→ **Description of the task**
Leave out the pictures, and retype only the lines from the beginning of the material through the line that contains "const toPairs = (xs, ys)", including both.

Items from a dataset:
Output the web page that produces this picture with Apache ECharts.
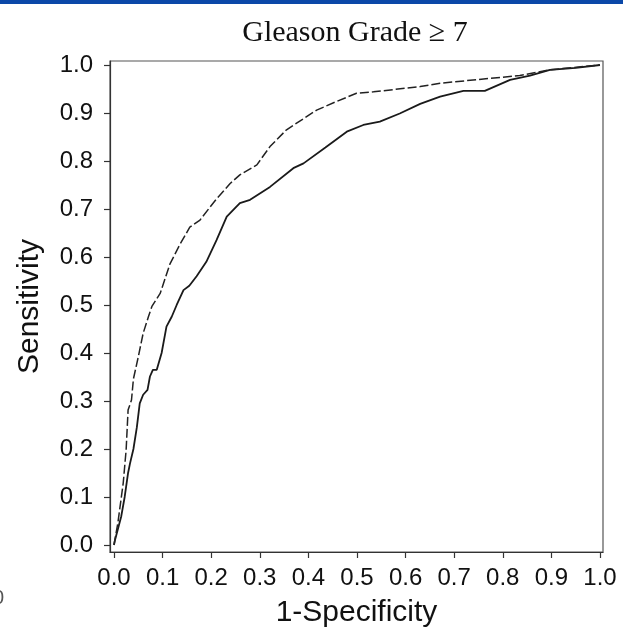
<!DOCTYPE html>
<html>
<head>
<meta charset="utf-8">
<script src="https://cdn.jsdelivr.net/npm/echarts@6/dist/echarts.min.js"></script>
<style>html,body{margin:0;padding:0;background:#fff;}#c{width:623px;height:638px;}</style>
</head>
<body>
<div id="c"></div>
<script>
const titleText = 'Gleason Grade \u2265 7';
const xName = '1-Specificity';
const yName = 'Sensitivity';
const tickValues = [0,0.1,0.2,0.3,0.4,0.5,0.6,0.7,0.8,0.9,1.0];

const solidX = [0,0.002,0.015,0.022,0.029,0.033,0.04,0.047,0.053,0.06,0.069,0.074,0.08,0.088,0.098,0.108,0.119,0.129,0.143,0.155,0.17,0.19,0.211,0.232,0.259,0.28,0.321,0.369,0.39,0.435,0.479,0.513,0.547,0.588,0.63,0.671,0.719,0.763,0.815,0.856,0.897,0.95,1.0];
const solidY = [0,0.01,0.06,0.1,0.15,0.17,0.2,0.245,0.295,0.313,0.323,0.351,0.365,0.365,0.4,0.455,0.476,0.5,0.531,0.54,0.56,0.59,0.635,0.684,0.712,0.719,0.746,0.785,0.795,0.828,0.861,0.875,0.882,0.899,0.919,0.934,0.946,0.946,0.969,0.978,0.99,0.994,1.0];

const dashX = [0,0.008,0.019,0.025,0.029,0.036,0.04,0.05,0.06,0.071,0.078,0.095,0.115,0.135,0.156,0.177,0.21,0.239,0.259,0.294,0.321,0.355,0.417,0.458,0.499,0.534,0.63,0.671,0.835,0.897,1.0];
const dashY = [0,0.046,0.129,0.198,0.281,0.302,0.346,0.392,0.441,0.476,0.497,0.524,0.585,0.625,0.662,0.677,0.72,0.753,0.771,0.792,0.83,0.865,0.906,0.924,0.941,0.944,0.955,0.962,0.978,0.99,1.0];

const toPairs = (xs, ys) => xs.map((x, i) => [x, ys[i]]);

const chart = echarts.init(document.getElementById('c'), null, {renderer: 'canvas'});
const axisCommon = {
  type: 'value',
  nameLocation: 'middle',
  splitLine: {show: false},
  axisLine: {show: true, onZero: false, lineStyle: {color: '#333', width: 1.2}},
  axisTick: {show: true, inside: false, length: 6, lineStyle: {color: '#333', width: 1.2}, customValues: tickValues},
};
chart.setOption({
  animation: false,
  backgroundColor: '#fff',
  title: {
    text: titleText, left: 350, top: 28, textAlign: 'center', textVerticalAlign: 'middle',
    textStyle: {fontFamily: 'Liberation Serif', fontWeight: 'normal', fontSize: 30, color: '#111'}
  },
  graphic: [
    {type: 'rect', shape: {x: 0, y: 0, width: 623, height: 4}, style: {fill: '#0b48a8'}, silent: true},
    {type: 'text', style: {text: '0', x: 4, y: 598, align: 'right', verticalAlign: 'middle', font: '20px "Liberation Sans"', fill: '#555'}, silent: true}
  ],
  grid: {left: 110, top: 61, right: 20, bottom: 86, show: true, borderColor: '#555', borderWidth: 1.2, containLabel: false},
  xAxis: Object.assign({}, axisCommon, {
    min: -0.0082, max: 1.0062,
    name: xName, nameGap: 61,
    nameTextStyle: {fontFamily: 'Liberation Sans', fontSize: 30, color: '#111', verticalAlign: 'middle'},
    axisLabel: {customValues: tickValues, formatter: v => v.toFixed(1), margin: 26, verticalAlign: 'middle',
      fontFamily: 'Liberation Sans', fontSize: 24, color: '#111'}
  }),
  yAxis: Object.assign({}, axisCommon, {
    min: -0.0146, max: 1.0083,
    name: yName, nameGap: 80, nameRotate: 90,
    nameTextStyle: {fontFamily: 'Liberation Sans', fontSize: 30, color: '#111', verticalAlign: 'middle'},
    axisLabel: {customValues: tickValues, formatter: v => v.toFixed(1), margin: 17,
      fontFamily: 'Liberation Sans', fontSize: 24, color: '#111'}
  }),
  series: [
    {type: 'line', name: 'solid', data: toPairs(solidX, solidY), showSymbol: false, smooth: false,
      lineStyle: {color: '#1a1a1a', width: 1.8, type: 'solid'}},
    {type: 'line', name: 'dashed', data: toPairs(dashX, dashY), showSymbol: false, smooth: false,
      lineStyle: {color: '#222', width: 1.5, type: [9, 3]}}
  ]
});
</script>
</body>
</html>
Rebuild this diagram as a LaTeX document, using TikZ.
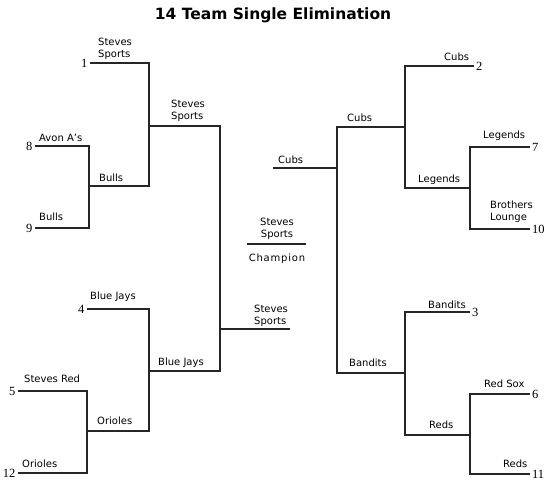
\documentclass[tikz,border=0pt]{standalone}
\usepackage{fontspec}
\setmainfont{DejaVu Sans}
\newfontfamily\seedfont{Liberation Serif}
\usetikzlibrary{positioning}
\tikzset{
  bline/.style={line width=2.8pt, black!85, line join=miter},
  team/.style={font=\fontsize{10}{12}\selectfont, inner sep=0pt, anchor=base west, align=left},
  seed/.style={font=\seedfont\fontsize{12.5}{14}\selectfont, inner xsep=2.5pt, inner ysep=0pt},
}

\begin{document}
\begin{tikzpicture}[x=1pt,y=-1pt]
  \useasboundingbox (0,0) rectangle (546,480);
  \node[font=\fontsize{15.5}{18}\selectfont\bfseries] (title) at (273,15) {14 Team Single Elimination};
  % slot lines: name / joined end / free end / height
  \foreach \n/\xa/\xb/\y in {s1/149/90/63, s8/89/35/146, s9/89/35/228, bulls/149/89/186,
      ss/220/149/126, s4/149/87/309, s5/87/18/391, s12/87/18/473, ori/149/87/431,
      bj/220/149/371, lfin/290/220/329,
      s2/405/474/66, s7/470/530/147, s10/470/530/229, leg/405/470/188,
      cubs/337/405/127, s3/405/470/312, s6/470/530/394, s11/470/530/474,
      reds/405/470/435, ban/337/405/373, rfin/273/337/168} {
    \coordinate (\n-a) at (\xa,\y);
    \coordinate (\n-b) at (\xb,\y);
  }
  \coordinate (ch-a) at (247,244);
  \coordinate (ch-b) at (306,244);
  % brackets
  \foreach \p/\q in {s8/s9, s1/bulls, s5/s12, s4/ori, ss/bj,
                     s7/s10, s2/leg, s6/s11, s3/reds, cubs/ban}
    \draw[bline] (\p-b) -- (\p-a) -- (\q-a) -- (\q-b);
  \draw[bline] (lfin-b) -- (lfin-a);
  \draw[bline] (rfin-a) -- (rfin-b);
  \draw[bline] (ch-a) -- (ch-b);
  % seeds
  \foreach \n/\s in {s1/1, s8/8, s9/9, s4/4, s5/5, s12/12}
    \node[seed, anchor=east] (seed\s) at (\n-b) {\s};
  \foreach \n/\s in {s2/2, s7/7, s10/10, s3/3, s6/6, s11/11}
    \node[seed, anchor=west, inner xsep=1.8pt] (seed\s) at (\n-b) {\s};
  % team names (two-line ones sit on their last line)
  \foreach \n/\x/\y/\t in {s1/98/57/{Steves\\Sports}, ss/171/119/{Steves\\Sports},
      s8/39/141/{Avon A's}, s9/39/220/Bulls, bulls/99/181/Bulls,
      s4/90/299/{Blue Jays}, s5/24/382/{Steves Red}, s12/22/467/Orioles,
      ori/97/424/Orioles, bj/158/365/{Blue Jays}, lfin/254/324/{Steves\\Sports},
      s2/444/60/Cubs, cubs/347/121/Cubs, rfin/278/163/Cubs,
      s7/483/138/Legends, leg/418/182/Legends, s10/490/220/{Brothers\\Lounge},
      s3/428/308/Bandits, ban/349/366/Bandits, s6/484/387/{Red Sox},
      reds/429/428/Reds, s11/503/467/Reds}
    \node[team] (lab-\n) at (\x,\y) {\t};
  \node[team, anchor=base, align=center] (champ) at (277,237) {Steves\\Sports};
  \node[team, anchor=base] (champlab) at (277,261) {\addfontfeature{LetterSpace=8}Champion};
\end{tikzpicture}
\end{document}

→ **Response to this exercise**
Output the web page that produces this picture with Apache ECharts.
<!DOCTYPE html>
<html>
<head>
<meta charset="utf-8">
<script src="https://cdn.jsdelivr.net/npm/echarts@6/dist/echarts.min.js"></script>
<style>html,body{margin:0;padding:0;background:#fff;}#c{width:623px;height:638px;}</style>
</head>
<body>
<div id="c"></div>
<script>
const titleText = 'Gleason Grade \u2265 7';
const xName = '1-Specificity';
const yName = 'Sensitivity';
const tickValues = [0,0.1,0.2,0.3,0.4,0.5,0.6,0.7,0.8,0.9,1.0];

const solidX = [0,0.002,0.015,0.022,0.029,0.033,0.04,0.047,0.053,0.06,0.069,0.074,0.08,0.088,0.098,0.108,0.119,0.129,0.143,0.155,0.17,0.19,0.211,0.232,0.259,0.28,0.321,0.369,0.39,0.435,0.479,0.513,0.547,0.588,0.63,0.671,0.719,0.763,0.815,0.856,0.897,0.95,1.0];
const solidY = [0,0.01,0.06,0.1,0.15,0.17,0.2,0.245,0.295,0.313,0.323,0.351,0.365,0.365,0.4,0.455,0.476,0.5,0.531,0.54,0.56,0.59,0.635,0.684,0.712,0.719,0.746,0.785,0.795,0.828,0.861,0.875,0.882,0.899,0.919,0.934,0.946,0.946,0.969,0.978,0.99,0.994,1.0];

const dashX = [0,0.008,0.019,0.025,0.029,0.036,0.04,0.05,0.06,0.071,0.078,0.095,0.115,0.135,0.156,0.177,0.21,0.239,0.259,0.294,0.321,0.355,0.417,0.458,0.499,0.534,0.63,0.671,0.835,0.897,1.0];
const dashY = [0,0.046,0.129,0.198,0.281,0.302,0.346,0.392,0.441,0.476,0.497,0.524,0.585,0.625,0.662,0.677,0.72,0.753,0.771,0.792,0.83,0.865,0.906,0.924,0.941,0.944,0.955,0.962,0.978,0.99,1.0];

const toPairs = (xs, ys) => xs.map((x, i) => [x, ys[i]]);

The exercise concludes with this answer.